■ Rows from a dataset of charts and code ■
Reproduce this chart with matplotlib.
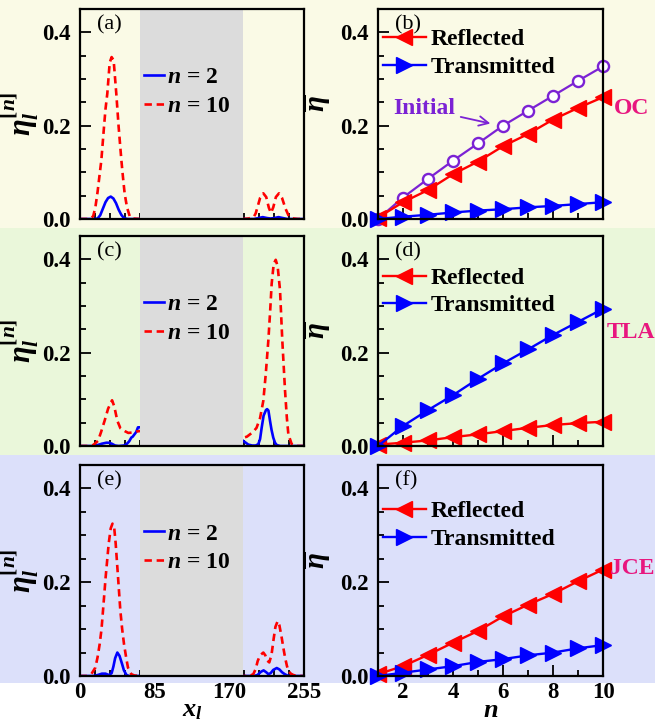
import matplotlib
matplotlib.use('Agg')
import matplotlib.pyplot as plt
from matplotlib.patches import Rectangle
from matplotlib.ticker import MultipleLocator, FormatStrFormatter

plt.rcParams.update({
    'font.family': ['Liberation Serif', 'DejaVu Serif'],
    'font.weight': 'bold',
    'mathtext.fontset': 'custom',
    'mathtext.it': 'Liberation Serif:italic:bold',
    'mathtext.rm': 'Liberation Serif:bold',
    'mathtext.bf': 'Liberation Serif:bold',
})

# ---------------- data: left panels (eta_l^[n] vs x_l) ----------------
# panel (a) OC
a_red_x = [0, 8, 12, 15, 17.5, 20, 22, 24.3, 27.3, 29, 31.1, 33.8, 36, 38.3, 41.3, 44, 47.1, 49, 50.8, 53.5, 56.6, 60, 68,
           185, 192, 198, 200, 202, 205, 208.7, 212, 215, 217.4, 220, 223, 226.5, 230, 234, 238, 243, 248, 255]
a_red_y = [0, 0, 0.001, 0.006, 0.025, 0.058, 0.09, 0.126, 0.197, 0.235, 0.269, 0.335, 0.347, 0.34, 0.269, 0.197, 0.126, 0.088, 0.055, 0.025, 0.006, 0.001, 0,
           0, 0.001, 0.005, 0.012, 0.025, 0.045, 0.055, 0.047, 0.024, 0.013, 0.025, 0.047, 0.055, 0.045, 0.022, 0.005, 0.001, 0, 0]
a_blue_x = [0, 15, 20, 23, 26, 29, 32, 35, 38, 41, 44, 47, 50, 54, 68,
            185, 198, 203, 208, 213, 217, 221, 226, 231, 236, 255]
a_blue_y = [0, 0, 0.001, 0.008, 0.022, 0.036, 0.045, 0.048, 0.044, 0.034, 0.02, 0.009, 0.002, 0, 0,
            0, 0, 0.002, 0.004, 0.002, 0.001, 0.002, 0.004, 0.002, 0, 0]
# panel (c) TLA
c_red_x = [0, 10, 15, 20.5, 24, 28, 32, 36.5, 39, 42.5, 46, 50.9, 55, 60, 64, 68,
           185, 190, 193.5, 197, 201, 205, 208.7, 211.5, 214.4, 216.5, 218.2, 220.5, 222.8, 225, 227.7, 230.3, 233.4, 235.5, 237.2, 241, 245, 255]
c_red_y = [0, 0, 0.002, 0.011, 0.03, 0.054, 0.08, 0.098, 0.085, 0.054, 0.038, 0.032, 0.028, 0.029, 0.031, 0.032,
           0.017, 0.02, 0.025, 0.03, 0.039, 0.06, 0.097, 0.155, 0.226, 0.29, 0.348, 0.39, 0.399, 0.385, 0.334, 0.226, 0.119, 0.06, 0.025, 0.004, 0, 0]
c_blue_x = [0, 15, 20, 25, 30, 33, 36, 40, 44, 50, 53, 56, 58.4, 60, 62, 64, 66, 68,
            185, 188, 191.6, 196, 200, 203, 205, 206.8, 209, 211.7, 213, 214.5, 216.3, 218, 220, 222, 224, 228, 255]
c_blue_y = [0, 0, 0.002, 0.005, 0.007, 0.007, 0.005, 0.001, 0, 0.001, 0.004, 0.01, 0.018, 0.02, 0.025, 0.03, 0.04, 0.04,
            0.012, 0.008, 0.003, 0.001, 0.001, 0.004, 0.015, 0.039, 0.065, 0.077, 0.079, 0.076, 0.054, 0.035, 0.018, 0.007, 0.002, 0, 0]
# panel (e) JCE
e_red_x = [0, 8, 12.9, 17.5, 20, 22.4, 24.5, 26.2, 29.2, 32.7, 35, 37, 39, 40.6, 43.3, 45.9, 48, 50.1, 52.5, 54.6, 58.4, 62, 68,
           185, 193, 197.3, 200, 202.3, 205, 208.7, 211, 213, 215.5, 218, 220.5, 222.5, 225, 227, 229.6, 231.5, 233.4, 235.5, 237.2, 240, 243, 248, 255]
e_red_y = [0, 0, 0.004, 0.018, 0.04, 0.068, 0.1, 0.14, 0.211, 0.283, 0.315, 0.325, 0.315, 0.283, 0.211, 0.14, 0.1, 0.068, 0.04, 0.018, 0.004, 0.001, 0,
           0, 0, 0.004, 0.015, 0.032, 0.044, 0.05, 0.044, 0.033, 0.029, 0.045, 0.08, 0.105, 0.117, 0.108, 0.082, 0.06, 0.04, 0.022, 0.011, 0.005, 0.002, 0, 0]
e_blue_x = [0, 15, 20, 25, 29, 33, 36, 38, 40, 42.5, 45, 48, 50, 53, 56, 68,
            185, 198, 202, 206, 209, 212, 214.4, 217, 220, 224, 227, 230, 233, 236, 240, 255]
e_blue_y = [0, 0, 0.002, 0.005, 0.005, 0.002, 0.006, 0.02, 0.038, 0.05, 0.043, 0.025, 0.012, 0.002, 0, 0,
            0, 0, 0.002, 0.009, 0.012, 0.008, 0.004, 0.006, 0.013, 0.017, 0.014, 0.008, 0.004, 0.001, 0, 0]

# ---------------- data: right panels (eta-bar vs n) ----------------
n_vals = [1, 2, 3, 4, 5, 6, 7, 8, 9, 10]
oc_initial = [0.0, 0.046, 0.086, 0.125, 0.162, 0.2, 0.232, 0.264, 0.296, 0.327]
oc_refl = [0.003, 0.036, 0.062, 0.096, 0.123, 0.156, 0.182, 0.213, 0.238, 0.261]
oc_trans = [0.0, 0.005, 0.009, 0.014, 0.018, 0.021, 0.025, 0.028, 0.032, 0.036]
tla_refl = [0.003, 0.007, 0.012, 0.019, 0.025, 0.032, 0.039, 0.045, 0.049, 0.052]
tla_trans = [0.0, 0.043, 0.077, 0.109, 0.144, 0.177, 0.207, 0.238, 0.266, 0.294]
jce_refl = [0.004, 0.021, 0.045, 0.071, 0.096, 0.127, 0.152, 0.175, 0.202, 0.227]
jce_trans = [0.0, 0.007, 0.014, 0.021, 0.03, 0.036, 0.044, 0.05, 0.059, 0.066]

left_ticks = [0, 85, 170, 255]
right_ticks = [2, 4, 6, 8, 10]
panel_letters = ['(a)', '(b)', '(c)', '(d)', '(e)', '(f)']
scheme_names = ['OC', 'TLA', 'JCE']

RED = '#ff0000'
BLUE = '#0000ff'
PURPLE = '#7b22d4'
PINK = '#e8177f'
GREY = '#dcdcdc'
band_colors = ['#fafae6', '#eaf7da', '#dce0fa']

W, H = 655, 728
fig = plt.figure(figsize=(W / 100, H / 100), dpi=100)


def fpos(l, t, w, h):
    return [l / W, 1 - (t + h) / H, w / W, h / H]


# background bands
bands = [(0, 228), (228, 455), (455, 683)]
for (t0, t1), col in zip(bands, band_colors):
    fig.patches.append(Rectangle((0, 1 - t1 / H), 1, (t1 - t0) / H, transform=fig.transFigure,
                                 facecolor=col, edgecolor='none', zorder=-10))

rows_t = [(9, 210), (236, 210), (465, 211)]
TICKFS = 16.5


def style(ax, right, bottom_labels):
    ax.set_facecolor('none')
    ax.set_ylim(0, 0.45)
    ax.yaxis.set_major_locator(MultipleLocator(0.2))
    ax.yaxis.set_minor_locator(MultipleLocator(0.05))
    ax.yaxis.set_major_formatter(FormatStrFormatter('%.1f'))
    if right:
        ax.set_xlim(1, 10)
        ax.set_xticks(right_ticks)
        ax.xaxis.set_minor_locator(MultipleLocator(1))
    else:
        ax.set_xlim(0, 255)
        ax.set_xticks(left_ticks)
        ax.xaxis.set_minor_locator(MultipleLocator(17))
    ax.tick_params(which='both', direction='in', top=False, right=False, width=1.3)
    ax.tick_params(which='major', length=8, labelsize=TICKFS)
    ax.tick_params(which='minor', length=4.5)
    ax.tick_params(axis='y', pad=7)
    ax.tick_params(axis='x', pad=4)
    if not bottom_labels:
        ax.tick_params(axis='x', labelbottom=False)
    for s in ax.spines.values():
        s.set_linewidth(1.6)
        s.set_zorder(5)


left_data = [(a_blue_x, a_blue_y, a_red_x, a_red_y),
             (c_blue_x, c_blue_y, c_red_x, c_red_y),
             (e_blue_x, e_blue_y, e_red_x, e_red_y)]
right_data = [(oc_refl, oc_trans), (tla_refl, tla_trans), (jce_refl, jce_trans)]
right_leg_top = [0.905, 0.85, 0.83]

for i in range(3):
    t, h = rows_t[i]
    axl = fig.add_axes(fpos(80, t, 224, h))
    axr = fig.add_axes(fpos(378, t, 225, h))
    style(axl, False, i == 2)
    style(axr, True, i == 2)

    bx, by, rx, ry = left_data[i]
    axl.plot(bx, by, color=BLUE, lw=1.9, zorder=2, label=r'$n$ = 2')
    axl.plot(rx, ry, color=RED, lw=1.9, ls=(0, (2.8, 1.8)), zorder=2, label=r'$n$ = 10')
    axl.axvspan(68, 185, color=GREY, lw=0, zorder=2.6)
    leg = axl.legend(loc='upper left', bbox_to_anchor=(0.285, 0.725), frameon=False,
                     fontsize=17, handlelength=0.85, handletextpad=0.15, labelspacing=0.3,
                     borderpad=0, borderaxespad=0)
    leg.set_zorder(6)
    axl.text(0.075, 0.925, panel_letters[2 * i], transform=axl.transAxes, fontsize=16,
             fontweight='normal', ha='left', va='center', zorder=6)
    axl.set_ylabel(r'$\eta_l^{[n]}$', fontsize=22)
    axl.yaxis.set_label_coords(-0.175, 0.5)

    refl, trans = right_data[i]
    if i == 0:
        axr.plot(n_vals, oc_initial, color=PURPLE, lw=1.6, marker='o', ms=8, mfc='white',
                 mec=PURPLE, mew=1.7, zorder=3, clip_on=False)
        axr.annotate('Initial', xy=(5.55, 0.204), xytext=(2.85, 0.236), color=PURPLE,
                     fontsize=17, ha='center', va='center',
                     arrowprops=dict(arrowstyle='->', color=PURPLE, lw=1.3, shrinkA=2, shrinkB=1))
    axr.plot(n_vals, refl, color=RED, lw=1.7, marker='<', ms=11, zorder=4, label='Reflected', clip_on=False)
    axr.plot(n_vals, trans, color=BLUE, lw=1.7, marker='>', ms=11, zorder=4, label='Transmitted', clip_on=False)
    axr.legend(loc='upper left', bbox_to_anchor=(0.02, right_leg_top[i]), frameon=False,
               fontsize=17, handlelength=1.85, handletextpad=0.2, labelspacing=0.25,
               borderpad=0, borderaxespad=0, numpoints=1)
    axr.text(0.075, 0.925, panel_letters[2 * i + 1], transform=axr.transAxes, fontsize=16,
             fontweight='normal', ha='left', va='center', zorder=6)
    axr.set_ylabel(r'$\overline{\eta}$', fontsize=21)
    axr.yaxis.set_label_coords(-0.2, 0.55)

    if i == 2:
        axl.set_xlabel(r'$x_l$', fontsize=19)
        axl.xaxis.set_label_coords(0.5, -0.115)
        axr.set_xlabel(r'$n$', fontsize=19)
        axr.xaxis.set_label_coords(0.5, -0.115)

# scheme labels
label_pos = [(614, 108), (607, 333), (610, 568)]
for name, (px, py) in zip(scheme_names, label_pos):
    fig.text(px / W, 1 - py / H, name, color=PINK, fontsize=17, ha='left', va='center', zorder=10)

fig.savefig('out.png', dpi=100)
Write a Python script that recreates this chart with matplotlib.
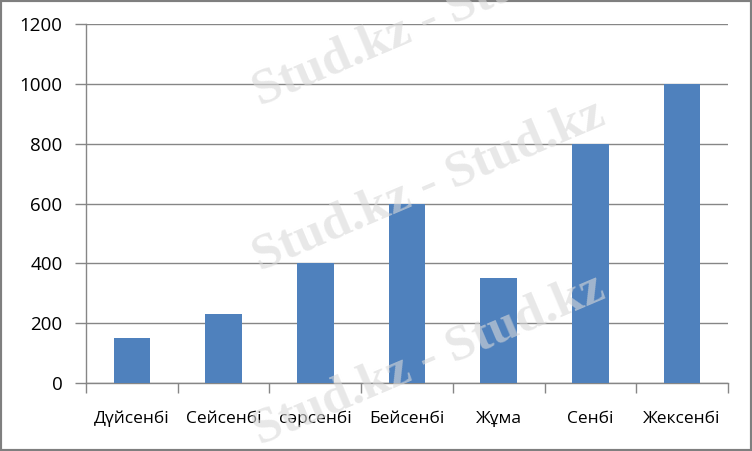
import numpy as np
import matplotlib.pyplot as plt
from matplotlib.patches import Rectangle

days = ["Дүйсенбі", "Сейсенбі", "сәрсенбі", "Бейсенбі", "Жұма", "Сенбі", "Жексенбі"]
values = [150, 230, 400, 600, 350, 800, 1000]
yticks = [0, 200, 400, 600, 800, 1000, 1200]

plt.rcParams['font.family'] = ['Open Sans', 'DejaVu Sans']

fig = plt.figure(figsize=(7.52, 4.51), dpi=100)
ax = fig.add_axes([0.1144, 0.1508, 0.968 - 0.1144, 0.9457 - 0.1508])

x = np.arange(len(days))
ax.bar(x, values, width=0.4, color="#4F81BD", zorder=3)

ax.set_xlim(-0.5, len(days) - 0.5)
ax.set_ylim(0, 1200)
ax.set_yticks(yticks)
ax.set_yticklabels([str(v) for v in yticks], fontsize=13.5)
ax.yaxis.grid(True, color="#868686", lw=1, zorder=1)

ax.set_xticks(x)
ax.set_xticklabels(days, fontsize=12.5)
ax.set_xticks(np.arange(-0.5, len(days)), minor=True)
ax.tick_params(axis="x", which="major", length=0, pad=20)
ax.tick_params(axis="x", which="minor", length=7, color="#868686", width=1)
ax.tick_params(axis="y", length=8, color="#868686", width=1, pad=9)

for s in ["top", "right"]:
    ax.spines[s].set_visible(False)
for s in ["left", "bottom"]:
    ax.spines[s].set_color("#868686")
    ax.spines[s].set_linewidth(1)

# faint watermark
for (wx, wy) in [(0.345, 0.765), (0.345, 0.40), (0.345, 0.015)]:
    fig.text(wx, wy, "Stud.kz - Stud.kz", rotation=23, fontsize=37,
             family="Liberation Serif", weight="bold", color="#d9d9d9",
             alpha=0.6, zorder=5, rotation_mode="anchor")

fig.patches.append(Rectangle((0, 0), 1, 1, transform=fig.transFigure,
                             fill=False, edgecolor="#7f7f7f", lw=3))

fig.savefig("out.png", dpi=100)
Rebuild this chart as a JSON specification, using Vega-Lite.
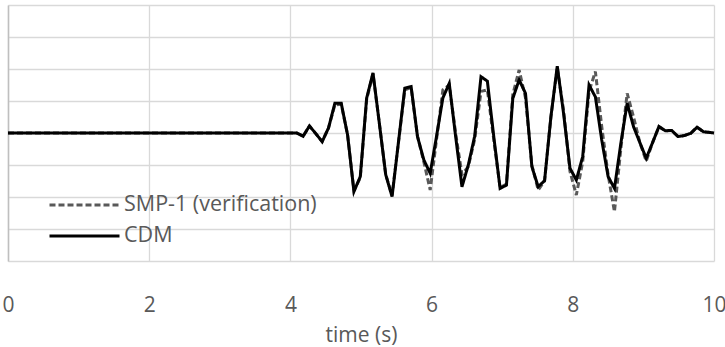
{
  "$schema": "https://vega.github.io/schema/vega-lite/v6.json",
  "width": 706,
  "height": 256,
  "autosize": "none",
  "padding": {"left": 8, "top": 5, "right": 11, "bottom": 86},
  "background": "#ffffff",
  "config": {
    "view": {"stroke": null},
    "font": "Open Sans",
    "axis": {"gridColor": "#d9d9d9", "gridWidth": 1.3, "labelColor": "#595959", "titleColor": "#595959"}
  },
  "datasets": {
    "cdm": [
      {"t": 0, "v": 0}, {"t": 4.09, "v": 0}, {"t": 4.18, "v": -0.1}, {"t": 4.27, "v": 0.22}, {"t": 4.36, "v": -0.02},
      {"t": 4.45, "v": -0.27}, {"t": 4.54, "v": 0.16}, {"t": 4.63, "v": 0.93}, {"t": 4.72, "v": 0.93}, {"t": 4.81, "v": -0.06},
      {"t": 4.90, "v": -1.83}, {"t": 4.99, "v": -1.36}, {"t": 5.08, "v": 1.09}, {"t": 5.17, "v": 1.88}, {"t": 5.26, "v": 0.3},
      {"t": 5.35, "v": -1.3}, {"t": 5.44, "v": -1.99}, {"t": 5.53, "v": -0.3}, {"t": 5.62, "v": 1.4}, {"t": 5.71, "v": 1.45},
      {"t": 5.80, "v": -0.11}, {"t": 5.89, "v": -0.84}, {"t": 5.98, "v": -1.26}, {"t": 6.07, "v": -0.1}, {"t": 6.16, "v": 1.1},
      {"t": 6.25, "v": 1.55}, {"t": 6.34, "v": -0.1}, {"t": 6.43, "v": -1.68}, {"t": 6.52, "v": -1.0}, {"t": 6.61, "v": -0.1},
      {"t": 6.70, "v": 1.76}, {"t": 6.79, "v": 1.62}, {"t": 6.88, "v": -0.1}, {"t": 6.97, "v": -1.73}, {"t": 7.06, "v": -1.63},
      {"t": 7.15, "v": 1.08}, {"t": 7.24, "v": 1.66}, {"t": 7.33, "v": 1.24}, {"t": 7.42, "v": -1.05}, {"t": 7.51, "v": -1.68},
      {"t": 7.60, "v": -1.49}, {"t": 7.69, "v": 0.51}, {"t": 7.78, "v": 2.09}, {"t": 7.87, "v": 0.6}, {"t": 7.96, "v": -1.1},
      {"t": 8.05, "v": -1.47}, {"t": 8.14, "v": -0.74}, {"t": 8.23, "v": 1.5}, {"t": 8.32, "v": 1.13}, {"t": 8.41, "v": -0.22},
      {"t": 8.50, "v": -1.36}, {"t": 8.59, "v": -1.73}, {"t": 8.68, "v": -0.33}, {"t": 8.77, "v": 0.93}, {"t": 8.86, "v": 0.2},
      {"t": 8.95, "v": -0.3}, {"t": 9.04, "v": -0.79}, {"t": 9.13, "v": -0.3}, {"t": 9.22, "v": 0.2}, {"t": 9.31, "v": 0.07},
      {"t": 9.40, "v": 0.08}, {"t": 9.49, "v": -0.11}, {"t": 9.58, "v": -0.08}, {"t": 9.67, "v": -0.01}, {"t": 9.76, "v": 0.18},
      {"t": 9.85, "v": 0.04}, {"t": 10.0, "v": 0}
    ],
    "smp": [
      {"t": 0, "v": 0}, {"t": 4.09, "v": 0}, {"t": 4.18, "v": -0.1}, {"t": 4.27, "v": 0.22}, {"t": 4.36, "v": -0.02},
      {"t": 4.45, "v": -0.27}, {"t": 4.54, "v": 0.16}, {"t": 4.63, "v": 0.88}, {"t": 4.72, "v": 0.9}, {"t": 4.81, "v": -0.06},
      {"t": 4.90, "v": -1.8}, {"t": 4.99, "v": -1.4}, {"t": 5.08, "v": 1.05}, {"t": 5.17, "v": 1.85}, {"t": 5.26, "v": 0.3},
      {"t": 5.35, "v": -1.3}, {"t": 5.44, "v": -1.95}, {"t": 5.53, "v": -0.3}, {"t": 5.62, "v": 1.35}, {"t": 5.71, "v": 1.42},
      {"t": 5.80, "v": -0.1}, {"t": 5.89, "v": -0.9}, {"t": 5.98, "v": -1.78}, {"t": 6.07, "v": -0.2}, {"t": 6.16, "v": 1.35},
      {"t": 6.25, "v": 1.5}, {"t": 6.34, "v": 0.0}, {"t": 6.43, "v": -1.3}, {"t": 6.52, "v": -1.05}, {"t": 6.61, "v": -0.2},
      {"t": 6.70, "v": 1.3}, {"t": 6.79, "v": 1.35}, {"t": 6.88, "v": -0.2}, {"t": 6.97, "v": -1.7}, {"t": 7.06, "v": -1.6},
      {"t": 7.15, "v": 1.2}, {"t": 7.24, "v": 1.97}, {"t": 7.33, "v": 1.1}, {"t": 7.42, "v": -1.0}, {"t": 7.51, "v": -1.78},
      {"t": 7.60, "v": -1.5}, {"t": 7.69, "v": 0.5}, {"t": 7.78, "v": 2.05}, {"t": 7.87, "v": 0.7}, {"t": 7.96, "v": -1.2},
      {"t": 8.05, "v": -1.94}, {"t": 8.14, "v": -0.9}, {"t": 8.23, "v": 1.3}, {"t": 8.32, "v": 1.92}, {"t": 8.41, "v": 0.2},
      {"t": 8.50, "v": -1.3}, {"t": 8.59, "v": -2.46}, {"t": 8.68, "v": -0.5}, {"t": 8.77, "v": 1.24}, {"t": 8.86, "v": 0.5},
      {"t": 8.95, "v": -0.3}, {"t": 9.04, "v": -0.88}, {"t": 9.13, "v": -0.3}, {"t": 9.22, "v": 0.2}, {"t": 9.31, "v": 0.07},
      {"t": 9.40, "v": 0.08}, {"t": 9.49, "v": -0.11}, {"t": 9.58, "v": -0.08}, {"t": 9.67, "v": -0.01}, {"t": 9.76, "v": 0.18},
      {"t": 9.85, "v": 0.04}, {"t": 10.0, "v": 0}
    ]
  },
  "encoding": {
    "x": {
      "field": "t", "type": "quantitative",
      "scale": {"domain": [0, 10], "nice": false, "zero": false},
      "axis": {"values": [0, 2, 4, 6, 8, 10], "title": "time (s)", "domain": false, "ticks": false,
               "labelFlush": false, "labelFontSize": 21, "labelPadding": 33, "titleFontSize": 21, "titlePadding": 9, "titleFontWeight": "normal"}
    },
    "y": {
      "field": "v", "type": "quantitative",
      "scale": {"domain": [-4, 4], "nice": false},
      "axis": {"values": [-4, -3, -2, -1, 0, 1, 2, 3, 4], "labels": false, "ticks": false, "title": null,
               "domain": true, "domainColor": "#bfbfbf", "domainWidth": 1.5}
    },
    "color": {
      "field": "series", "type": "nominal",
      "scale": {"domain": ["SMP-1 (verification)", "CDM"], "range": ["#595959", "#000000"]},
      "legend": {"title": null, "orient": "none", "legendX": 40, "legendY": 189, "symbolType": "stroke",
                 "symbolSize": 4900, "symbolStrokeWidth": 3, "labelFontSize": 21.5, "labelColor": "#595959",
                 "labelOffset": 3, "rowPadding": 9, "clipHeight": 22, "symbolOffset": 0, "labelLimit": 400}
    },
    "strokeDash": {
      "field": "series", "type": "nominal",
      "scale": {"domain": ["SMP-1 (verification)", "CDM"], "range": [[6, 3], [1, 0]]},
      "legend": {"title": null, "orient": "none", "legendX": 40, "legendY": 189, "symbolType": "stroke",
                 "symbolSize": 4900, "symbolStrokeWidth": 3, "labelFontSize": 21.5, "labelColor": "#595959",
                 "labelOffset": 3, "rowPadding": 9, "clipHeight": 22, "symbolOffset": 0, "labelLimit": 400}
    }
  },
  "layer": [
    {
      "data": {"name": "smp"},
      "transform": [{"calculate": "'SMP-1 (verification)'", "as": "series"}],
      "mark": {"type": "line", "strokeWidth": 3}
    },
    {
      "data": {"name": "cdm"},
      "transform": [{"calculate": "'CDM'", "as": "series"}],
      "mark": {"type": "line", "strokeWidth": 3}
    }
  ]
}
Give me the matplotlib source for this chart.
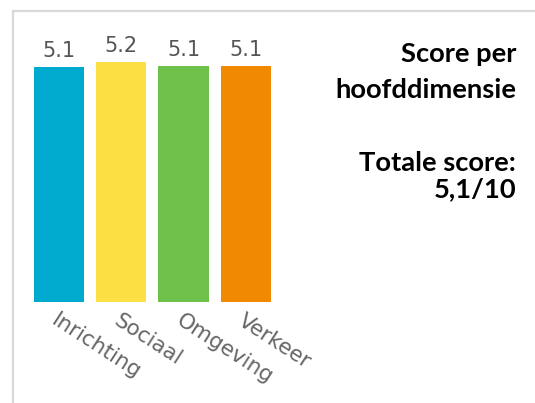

■ WORK TO BE COMPLETED ■
Go through the records. Copy each line where "with" appears.

■ SOLUTION ■
Reproduce this chart with matplotlib.
Write a Python script that recreates this chart with matplotlib.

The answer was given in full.